From Nibra to Shibpur, the elevated expressway corridor has direct entry ramp from NH16 interchange and exit ramps at Belepole and Shibpur interchange. It ends near Nabanna, Shibpur having an interchange with Grand Trunk Road, Forshoe Road, Shibpur road and approach road to Vidyasagar Setu. From Shibpur to Nibra, it has direct entry ramp from Shibpur interchange and has exit ramps at Santragachi and NH16 interchange. The at-grade cum service road connects other important routes like Andul Road, Drainage Canal road which leads to Howrah. Though the at grade is 4-6 laned but it becomes two laned on Santragachi Rail-over-bridge which crosses over Santragachi jheel and rail lines.

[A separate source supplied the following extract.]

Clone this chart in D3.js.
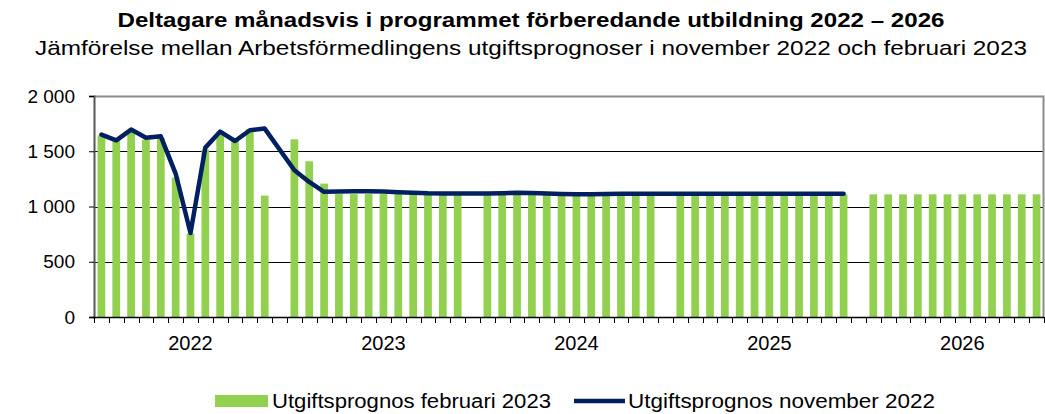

The route passes along two major inter-city railway junctions namely, Santragachi Junction railway station in Santragachi and Shalimar railway station near Vidyasagar Setu toll centre. Santragachi bus terminus is also along the route, which is used as inter-city bus terminus for Kolkata and long-distance buses. The at grade road serves as the route of a large number of Government and private buses like Barasat-Newtown-Santragachi, Barasat-Ultadanga-Santragachi, KB15 (Santragachi-Anandapur), EB1A (to Belgharia), VS12 (to New Town), K11 (Domjur - Rabindra Sadan), 26 (Mini) (Unsani - Esplanade), C11 (Domjur - B.B.D. Bagh/Belgachia), E6 (Amta - Esplanade), E7 (Bagnan - Esplanade) etc.

The route is a part of NH 12 (NH117 before 2010) and a connector to NH 16(NH 6 before 2010).